=== WHAT TO WORK ON ===
In the material below, find each line holding the string "React" and copy it.
-- START --
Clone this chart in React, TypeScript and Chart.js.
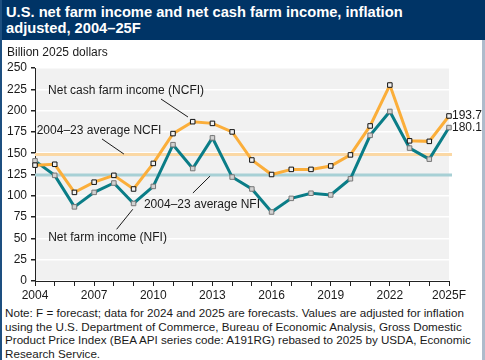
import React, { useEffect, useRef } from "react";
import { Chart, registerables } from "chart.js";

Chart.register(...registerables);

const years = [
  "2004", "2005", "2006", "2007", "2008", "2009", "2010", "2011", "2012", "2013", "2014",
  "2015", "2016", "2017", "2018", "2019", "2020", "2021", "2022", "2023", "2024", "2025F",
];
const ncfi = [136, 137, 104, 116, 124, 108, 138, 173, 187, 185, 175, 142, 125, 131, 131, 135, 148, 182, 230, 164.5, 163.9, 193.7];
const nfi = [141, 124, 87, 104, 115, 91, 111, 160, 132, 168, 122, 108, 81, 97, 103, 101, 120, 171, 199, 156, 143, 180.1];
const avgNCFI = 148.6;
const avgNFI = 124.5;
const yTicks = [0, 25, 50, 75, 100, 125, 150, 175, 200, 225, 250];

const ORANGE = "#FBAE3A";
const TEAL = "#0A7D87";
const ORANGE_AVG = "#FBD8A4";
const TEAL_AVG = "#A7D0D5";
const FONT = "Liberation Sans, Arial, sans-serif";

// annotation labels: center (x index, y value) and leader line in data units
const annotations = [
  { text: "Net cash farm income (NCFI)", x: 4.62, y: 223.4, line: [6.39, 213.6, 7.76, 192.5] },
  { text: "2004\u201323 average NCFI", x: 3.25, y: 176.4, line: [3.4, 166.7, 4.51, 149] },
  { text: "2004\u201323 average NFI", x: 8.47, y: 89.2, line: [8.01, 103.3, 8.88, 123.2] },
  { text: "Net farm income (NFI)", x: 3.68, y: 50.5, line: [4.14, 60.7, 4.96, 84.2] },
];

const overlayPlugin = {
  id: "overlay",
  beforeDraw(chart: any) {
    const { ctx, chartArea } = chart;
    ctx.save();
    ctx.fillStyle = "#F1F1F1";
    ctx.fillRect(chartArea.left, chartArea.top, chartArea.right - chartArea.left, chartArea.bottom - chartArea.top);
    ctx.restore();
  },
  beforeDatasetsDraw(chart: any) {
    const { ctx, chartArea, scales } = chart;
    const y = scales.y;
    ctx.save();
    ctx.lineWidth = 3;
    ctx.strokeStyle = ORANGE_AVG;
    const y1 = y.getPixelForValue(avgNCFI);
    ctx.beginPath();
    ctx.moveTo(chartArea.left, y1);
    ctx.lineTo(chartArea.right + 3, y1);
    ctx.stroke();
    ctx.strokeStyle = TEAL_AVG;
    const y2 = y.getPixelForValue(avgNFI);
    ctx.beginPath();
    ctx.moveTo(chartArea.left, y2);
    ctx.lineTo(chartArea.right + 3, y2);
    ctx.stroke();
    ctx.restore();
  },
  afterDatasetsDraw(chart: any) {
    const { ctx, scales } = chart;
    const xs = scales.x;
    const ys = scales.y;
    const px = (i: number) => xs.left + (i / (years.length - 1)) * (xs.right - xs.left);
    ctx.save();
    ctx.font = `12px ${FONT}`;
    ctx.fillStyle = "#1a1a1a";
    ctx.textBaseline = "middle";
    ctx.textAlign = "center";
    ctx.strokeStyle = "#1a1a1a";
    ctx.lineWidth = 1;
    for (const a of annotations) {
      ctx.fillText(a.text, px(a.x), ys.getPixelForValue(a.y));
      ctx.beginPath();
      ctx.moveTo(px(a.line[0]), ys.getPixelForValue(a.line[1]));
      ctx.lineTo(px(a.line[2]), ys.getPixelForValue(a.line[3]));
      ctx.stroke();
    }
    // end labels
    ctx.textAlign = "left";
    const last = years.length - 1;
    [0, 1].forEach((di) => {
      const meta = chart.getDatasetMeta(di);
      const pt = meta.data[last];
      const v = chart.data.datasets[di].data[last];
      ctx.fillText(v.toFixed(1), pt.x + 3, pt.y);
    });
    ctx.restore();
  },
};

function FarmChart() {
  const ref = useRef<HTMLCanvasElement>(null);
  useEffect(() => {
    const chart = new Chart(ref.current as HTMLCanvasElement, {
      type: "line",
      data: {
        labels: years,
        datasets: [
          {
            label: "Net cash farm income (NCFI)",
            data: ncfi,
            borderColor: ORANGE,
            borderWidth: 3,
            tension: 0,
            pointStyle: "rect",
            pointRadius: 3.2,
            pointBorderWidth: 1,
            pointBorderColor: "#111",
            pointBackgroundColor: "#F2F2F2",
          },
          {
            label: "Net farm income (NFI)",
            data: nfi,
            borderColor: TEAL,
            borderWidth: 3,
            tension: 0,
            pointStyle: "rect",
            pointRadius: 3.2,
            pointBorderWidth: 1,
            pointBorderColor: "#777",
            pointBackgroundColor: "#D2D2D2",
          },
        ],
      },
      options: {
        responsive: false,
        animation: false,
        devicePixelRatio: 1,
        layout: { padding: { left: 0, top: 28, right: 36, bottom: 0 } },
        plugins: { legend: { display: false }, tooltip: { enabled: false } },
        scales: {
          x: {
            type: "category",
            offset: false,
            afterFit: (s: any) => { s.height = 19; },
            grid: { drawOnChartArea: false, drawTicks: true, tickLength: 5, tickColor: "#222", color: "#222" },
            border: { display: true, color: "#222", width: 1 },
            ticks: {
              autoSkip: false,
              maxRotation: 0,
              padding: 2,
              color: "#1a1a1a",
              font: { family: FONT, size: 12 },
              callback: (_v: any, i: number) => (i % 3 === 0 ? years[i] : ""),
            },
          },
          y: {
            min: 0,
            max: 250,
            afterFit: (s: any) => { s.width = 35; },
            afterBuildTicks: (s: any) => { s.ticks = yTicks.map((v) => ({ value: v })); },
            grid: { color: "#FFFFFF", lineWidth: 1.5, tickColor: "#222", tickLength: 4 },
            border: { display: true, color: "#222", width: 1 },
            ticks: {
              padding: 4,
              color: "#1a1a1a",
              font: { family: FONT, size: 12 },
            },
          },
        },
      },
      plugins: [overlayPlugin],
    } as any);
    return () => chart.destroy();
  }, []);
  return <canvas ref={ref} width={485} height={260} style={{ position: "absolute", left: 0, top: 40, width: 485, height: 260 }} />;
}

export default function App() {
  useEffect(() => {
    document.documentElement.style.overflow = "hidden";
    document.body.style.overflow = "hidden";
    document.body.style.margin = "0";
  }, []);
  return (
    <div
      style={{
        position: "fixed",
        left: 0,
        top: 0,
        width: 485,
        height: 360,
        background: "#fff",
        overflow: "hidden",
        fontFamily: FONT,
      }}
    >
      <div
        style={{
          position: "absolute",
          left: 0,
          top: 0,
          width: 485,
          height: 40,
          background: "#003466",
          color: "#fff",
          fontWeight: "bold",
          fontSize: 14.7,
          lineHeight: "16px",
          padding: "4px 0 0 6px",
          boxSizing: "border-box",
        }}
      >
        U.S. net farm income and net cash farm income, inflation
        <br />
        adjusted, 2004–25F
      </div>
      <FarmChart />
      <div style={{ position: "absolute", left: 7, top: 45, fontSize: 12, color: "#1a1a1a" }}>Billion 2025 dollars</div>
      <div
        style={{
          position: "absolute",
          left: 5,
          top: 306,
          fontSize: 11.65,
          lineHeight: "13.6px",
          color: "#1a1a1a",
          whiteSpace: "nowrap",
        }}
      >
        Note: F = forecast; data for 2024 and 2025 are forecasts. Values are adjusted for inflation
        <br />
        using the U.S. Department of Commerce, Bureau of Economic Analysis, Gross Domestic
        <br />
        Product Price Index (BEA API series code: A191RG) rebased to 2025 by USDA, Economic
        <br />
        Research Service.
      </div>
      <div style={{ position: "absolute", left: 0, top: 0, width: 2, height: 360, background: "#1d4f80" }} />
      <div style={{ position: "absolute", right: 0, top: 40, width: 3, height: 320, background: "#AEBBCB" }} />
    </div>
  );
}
-- END --
=== SOLUTION TO THE EXERCISE ===
Clone this chart in React, TypeScript and Chart.js.
import React, { useEffect, useRef } from "react";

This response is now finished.